Chang-Díaz represents the Second Suffolk District, which includes parts of the South End, Roxbury, Dorchester, Mattapan, Jamaica Plain, Hyde Park, Mission Hill and Roslindale.
There at Villa Victoria, she was met with questions about youth violence and ways she is working to combat the dropout rate head-on to steer youth in the right direction.
“Education is the single most important thing to get right,” she told the audience. “If we’re doing right by young people and put them on the right path, we can make sure they have the right options to envision a more prosperous future.”
She continued, “Nobody wakes up and says, ‘I want to be a gangster.’ We have to show them that there are other options.
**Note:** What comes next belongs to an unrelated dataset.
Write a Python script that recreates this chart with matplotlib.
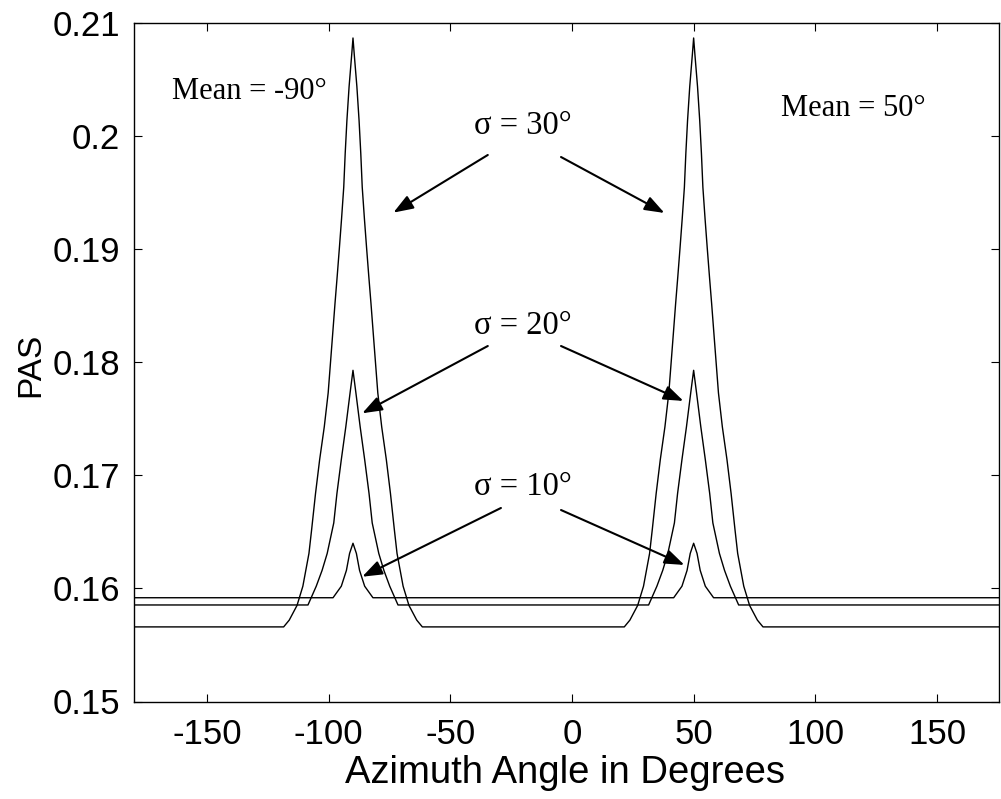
import matplotlib
matplotlib.use("Agg")
import matplotlib.pyplot as plt
import numpy as np

# ---------------- data ----------------
means = [-90, 50]                      # cluster mean azimuths (deg)
sigma_labels = ["σ = 30°", "σ = 20°", "σ = 10°"]

# half-profiles: offset from the mean (deg) and PAS value
off_s30 = [0, 0.5, 1.6, 2.5, 3.2, 3.8, 4.7, 5.6, 6.5, 7.4, 8.6, 10.2, 11.8,
           13.7, 15.4, 17.0, 18.1, 20.6, 23.0, 26.2, 28.5]
pas_s30 = [0.2087, 0.2073, 0.2044, 0.2014, 0.1985, 0.1955, 0.1927, 0.1901,
           0.1876, 0.1852, 0.1818, 0.1773, 0.1743, 0.1714, 0.1684, 0.1652,
           0.1631, 0.1602, 0.1585, 0.1572, 0.1566]

off_s20 = [0, 1.2, 2.95, 4.8, 6.6, 7.9, 10.6, 12.7, 15.1, 18.5]
pas_s20 = [0.1793, 0.1773, 0.1743, 0.1714, 0.1684, 0.1658, 0.1631, 0.1616,
           0.1602, 0.15854]

off_s10 = [0, 1.4, 2.7, 4.8, 8.2]
pas_s10 = [0.1640, 0.1631, 0.1616, 0.1602, 0.15918]

x_ticks = [-150, -100, -50, 0, 50, 100, 150]
y_ticks = [0.15, 0.16, 0.17, 0.18, 0.19, 0.20, 0.21]
y_ticklabels = ["0.15", "0.16", "0.17", "0.18", "0.19", "0.2", "0.21"]

# annotation anchors (data units)
mean_texts = [("Mean = -90°", -164.3, 0.2040), ("Mean = 50°", 85.8, 0.20242)]
sigma_text_pos = [(-40.3, 0.20092), (-40.3, 0.18322), (-40.3, 0.16898)]
arrow_tails = [[(-34.6, 0.19835), (-4.5, 0.19817)],
               [(-34.6, 0.18145), (-4.5, 0.18145)],
               [(-29.2, 0.16712), (-4.5, 0.16694)]]
arrow_heads = [[(-73.4, 0.19325), (38.0, 0.19322)],
               [(-86.2, 0.1755), (45.8, 0.17659)],
               [(-86.2, 0.16104), (46.2, 0.16208)]]

# ---------------- figure ----------------
plt.rcParams['axes.unicode_minus'] = False
plt.rcParams['font.family'] = ['Liberation Sans', 'DejaVu Sans']

W, H = 1001, 799
fig = plt.figure(figsize=(W / 100, H / 100), dpi=100)
L, R, T, B = 134, 999, 23.3, 701.5
ax = fig.add_axes([L / W, 1 - B / H, (R - L) / W, (B - T) / H])


def build_curve(offs, vals):
    xs, ys = [-180.0], [vals[-1]]
    offs = np.asarray(offs, float)
    vals = np.asarray(vals, float)
    for m in means:
        xs += list(m - offs[::-1]) + list(m + offs[1:])
        ys += list(vals[::-1]) + list(vals[1:])
    xs.append(180.0)
    ys.append(vals[-1])
    return xs, ys


for offs, vals in [(off_s30, pas_s30), (off_s20, pas_s20), (off_s10, pas_s10)]:
    xs, ys = build_curve(offs, vals)
    ax.plot(xs, ys, color='black', lw=1.0)

ax.set_xlim(-180, 175.5)
ax.set_ylim(0.15, 0.21)
ax.set_xticks(x_ticks)
ax.set_xticklabels([str(t) for t in x_ticks])
ax.set_yticks(y_ticks)
ax.set_yticklabels(y_ticklabels)

ax.tick_params(direction='in', length=6, width=0.8, top=True, right=True,
               labelsize=25, colors='black')
ax.tick_params(axis='x', pad=12)
ax.tick_params(axis='y', pad=10)
for s in ax.spines.values():
    s.set_linewidth(1.0)

ax.set_xlabel("Azimuth Angle in Degrees", fontsize=27.5)
ax.xaxis.set_label_coords((565 - L) / (R - L), (B - 755) / (B - T))
ax.set_ylabel("PAS", fontsize=24)
ax.yaxis.set_label_coords((46 - L) / (R - L), (B - 365) / (B - T))

serif = ['Liberation Serif', 'DejaVu Serif']
for txt, x, y in mean_texts:
    ax.text(x, y, txt, fontsize=22, family=serif, ha='left', va='center')

for lab, (tx, ty), tails, heads in zip(sigma_labels, sigma_text_pos,
                                       arrow_tails, arrow_heads):
    ax.text(tx, ty, lab, fontsize=23.5, family=serif, ha='left', va='center')
    for (x0, y0), (x1, y1) in zip(tails, heads):
        ax.annotate("", xy=(x1, y1), xytext=(x0, y0),
                    arrowprops=dict(arrowstyle='-|>,head_length=0.6,head_width=0.22',
                                    mutation_scale=20, lw=1.5, color='black',
                                    shrinkA=0, shrinkB=0))

fig.savefig("out.png", dpi=100)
Prevention is really the best strategy.”
A question around gun violence and the effectiveness of the police department’s gun buyback program was brought up by a local resident.
“It’s something that we can do. It’s better than nothing at all,” Chang-Díaz said in defense of the program. “For some people it takes one more gun off the street, which is a good thing.”
Chang-Díaz said she is part of a team that filed a bill to that would ask surrounding states to join Massachusetts in tightening their laws to further prevent gun trafficking.
In terms of criminal records, Chang-Díaz was asked what she is doing to prevent discrimination against those who committed crimes in the past as identified in their Criminal Offender Record Information (CORI) by potential employers.
She said sponsoring a CORI reform bill that reduced the amount of time that a criminal offense remains on someone’s record by five years was her “proudest accomplishment” in her first term in the legislature.
She is hoping to tackle criminal justice reform this term in office to get rid of mandatory minimum sentences for less serious offenses, something she called “wasted money.”
“We could use some of the that money to put into job training for those who come out of the system or for dropout [prevention] coaches to keep [youth] out of the criminal justice system in the first place,” she said.
A local resident asked Chang-Díaz what the status was on changing the legal age requirement for dropping out of high school after referring to an incident that happened three to four years ago where a high school dropout shot and murdered a teen in the South End.
She said she has filed a dropout prevention bill that would go beyond just raising the dropout age. It is currently in the Ways and Means Committee.
“The cost of [this bill] is a political block, so I get nervous that my colleagues would just want to take the cheap and easy way,” she said. “I don’t just want to raise the age…we won’t solve this issue unless we change the issues at school that cause the student to want to leave in the first place.”